* PROBLEM TO SOLVE
Retype verbatim only the lines below, starting at the one that contains "Write the TikZ code for this diagram." and ending at the one that contains "(1030,108) -- (1030,902);". Pictures are excluded from the copy.

* MATERIAL SUPPLIED
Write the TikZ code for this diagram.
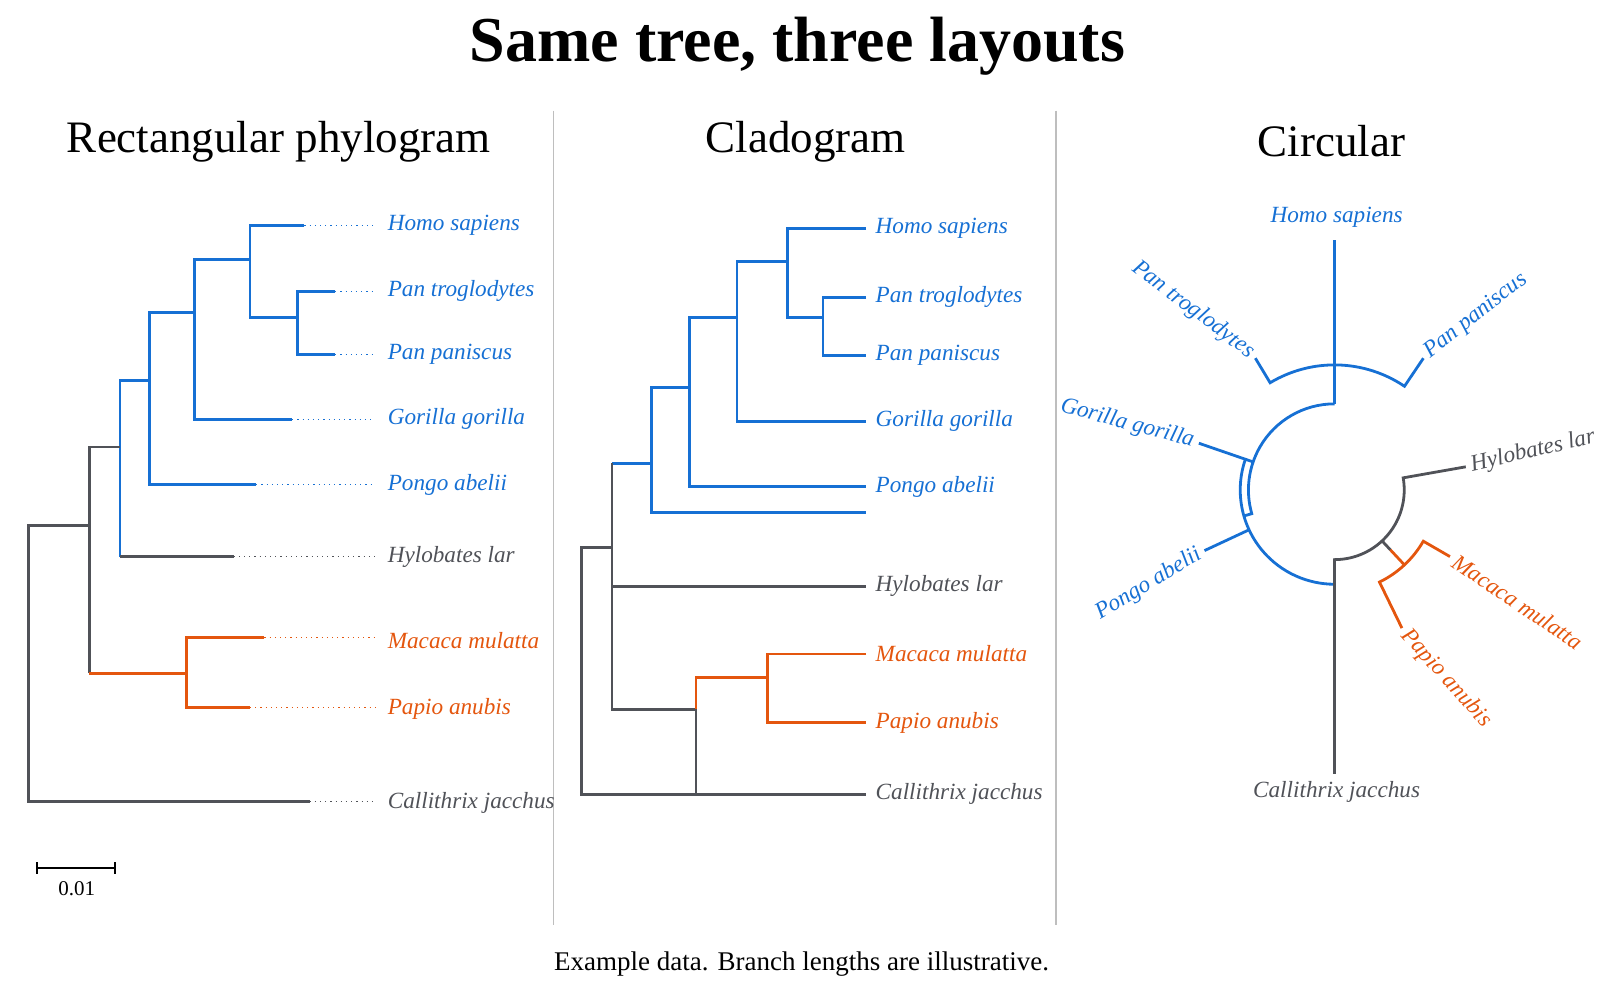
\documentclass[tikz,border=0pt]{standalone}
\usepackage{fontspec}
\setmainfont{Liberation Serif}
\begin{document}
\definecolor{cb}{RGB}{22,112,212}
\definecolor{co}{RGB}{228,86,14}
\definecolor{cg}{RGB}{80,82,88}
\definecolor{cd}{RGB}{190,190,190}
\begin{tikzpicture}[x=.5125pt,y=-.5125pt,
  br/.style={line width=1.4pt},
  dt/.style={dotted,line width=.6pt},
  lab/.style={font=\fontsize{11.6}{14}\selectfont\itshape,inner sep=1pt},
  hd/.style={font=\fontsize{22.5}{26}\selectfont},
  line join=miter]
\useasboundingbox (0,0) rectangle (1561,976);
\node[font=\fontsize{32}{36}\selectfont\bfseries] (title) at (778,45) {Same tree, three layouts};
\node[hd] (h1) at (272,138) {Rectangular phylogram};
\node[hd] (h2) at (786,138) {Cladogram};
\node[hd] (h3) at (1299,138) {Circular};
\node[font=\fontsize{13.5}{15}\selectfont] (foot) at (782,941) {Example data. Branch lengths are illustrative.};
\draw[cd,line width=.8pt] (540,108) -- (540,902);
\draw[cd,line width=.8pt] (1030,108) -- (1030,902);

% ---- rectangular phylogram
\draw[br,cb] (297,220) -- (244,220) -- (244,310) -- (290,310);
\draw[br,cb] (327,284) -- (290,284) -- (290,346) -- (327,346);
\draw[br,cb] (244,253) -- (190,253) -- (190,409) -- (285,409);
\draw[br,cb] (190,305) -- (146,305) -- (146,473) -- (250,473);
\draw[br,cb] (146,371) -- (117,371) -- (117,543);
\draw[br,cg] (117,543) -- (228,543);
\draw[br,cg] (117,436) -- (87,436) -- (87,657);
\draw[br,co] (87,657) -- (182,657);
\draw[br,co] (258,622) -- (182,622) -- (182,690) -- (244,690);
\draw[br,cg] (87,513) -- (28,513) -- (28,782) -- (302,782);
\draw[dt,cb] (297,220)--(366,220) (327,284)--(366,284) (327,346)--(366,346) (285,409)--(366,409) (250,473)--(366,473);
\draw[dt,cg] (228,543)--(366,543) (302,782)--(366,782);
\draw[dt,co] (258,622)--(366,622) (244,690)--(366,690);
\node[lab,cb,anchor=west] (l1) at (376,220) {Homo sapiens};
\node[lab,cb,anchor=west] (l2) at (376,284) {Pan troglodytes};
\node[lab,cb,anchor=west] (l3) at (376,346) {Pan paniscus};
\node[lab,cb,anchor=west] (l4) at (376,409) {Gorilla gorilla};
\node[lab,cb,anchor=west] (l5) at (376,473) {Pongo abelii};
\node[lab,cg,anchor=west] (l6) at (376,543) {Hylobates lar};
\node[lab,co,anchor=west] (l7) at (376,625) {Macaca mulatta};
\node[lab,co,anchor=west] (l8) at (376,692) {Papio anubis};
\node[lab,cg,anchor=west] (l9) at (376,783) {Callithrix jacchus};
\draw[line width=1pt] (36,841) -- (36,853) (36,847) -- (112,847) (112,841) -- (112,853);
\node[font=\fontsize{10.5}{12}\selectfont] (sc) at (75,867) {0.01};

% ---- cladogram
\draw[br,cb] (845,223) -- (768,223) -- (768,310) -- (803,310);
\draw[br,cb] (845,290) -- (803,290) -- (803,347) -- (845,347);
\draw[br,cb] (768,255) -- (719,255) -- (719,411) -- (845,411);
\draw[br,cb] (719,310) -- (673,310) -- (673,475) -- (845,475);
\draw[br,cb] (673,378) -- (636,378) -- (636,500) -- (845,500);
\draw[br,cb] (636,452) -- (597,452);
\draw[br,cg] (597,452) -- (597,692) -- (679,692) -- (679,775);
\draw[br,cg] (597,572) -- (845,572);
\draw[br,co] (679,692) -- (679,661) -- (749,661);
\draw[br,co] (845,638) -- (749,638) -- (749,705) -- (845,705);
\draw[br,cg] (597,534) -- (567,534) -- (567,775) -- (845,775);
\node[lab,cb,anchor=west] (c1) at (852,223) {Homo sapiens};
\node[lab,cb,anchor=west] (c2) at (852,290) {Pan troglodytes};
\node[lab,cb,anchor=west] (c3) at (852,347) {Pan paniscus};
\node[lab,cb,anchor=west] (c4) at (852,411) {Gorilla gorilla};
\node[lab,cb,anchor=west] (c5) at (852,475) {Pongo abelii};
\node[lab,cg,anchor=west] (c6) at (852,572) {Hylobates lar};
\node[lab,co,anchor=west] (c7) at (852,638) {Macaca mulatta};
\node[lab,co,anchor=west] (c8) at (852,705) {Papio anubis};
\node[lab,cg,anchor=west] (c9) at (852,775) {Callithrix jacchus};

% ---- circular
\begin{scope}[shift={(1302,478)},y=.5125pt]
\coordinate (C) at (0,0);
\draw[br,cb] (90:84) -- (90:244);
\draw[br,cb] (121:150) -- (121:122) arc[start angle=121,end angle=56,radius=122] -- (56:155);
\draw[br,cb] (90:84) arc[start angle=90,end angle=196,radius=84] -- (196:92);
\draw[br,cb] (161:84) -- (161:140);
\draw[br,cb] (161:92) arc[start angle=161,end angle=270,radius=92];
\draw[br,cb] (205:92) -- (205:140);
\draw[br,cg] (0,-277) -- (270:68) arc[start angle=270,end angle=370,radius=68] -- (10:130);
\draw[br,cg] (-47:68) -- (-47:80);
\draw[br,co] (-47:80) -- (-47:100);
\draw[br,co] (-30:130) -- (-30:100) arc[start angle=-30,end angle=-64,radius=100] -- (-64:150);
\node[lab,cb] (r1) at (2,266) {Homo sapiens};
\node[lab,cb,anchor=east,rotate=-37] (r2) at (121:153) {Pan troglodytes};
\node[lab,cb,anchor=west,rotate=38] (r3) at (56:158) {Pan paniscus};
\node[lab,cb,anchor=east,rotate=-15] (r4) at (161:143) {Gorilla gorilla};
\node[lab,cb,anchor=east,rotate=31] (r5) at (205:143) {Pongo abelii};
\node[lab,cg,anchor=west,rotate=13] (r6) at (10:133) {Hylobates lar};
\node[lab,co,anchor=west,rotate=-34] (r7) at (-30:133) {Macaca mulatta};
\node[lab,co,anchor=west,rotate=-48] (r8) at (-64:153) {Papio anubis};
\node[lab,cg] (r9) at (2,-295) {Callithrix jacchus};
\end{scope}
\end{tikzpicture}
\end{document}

* * *

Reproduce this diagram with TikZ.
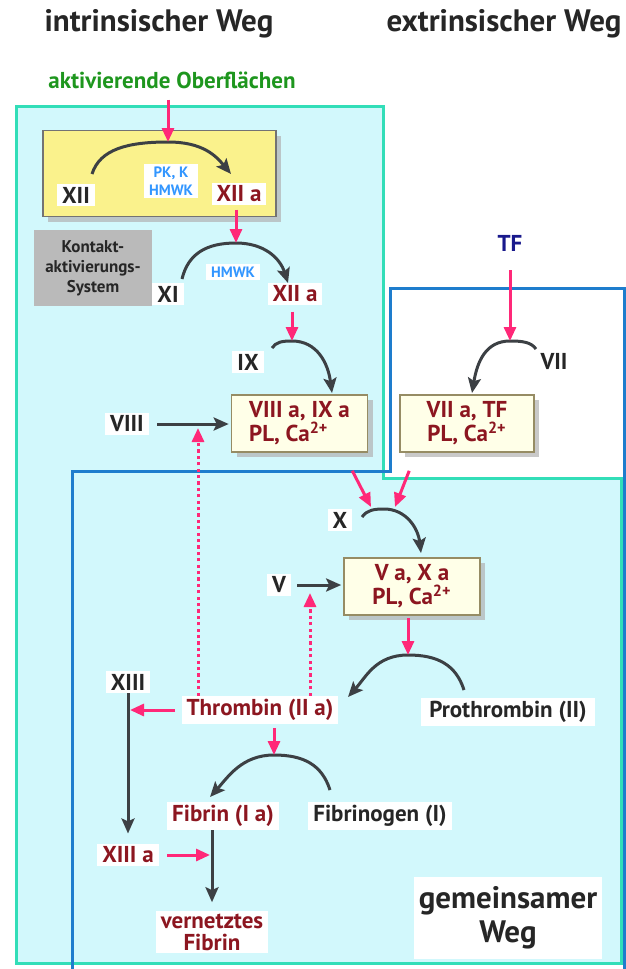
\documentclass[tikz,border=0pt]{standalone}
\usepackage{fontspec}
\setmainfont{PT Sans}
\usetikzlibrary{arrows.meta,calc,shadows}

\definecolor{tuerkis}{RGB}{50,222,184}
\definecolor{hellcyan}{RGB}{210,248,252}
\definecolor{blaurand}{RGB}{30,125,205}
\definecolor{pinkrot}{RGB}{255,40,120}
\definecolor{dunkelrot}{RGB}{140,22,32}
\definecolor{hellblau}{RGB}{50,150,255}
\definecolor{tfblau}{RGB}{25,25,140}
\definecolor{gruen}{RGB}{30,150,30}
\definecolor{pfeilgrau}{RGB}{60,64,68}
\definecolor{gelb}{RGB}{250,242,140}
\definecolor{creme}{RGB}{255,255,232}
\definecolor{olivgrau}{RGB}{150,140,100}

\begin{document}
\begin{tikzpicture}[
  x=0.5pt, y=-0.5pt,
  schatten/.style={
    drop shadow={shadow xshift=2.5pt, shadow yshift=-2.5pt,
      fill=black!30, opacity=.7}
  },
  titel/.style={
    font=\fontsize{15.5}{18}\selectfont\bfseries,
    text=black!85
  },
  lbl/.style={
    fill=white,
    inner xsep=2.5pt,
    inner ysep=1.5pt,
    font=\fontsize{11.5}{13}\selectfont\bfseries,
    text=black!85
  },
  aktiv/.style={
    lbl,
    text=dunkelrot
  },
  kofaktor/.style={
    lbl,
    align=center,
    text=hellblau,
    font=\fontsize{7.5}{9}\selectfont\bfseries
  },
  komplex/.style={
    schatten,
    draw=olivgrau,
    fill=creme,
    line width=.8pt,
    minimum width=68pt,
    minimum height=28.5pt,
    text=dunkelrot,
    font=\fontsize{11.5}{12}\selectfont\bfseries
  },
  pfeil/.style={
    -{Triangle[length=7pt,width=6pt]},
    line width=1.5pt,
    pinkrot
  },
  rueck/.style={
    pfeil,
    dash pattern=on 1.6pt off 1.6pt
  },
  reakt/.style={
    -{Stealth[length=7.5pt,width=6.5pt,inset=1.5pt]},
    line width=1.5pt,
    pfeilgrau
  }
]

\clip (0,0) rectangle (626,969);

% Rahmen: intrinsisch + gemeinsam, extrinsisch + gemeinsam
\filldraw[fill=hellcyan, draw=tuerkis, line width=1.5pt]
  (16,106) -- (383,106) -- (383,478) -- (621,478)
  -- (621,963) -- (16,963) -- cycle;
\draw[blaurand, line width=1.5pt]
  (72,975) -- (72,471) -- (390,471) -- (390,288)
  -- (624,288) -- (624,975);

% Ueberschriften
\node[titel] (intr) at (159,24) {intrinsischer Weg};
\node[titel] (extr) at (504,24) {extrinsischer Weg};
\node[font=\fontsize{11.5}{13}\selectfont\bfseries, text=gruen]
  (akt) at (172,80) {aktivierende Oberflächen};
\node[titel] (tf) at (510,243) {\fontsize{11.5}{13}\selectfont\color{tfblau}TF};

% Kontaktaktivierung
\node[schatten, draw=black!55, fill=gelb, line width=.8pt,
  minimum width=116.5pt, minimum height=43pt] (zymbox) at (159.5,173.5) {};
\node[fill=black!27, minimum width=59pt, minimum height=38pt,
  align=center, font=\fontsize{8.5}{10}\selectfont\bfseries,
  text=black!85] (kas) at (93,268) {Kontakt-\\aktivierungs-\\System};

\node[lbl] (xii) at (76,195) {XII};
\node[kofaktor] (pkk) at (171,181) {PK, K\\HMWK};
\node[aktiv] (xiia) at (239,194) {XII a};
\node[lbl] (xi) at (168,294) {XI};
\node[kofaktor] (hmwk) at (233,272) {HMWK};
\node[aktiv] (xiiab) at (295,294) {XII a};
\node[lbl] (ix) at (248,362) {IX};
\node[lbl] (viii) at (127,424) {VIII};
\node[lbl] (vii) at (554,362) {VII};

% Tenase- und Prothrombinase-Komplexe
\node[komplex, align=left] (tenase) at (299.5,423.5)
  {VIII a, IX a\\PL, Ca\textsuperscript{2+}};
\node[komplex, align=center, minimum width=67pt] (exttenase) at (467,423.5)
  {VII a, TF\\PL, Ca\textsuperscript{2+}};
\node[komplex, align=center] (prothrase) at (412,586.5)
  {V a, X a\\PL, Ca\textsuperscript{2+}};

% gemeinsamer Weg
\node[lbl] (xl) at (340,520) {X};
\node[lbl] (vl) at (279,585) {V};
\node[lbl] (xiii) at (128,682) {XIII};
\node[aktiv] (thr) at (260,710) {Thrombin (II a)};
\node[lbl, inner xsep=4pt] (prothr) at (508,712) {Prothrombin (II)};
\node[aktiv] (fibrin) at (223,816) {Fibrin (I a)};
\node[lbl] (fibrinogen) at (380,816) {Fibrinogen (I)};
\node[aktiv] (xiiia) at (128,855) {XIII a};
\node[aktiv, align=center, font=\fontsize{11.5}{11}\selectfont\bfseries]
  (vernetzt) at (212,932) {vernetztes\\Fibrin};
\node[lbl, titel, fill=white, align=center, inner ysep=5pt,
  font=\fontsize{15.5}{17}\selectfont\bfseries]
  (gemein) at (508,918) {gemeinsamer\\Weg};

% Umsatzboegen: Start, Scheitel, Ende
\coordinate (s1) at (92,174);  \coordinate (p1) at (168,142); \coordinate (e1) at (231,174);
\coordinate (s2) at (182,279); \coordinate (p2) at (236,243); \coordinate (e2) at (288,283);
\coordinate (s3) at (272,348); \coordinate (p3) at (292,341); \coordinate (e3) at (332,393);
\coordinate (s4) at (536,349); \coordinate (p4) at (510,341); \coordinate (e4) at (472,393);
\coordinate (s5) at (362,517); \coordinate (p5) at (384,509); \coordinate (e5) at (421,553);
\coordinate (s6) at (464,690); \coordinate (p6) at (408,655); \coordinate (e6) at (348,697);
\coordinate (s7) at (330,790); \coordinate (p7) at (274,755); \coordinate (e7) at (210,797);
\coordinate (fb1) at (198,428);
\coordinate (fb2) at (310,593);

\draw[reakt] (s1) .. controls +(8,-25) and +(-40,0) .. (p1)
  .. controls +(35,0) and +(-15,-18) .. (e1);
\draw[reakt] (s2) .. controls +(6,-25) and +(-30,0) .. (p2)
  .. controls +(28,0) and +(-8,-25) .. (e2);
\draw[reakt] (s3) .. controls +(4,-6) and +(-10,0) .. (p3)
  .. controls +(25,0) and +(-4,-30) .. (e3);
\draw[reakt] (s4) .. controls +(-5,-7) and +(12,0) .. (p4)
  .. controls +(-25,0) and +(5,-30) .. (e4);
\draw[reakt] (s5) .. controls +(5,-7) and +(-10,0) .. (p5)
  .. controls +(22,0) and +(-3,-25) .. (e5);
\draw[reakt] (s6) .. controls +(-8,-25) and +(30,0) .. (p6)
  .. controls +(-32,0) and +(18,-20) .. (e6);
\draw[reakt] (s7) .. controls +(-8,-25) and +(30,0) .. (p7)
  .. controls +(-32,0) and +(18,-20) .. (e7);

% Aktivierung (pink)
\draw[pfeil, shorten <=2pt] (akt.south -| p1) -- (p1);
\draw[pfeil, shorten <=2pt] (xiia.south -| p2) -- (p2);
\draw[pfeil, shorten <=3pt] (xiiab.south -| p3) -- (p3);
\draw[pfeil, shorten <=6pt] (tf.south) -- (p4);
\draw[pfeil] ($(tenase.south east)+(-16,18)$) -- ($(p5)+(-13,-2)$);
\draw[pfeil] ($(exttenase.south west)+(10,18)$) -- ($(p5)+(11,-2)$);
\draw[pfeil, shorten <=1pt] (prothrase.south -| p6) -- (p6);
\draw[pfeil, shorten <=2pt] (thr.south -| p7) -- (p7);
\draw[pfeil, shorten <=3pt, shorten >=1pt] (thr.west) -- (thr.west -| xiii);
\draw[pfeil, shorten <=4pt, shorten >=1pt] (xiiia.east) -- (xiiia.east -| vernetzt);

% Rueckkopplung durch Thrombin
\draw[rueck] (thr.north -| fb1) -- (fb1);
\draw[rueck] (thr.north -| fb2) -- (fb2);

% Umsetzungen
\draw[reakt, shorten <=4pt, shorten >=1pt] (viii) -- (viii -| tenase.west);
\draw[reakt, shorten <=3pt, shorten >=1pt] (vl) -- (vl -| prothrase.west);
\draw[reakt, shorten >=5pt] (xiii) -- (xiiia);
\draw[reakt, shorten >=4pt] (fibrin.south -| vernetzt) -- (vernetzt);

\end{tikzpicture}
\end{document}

...

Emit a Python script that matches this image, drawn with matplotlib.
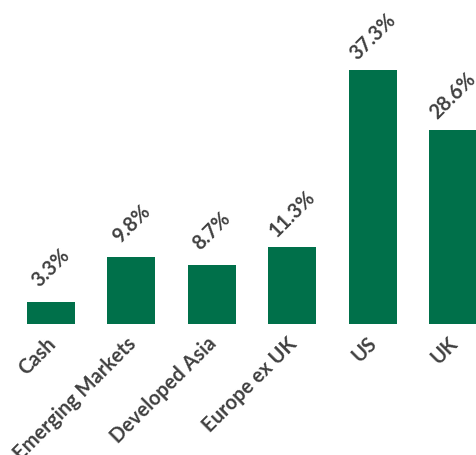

* RESPONSE
Write the TikZ code for this diagram.
\documentclass[tikz,border=0pt]{standalone}
\usepackage{fontspec}
\setmainfont{Liberation Serif}
\begin{document}
\definecolor{cb}{RGB}{22,112,212}
\definecolor{co}{RGB}{228,86,14}
\definecolor{cg}{RGB}{80,82,88}
\definecolor{cd}{RGB}{190,190,190}
\begin{tikzpicture}[x=.5125pt,y=-.5125pt,
  br/.style={line width=1.4pt},
  dt/.style={dotted,line width=.6pt},
  lab/.style={font=\fontsize{11.6}{14}\selectfont\itshape,inner sep=1pt},
  hd/.style={font=\fontsize{22.5}{26}\selectfont},
  line join=miter]
\useasboundingbox (0,0) rectangle (1561,976);
\node[font=\fontsize{32}{36}\selectfont\bfseries] (title) at (778,45) {Same tree, three layouts};
\node[hd] (h1) at (272,138) {Rectangular phylogram};
\node[hd] (h2) at (786,138) {Cladogram};
\node[hd] (h3) at (1299,138) {Circular};
\node[font=\fontsize{13.5}{15}\selectfont] (foot) at (782,941) {Example data. Branch lengths are illustrative.};
\draw[cd,line width=.8pt] (540,108) -- (540,902);
\draw[cd,line width=.8pt] (1030,108) -- (1030,902);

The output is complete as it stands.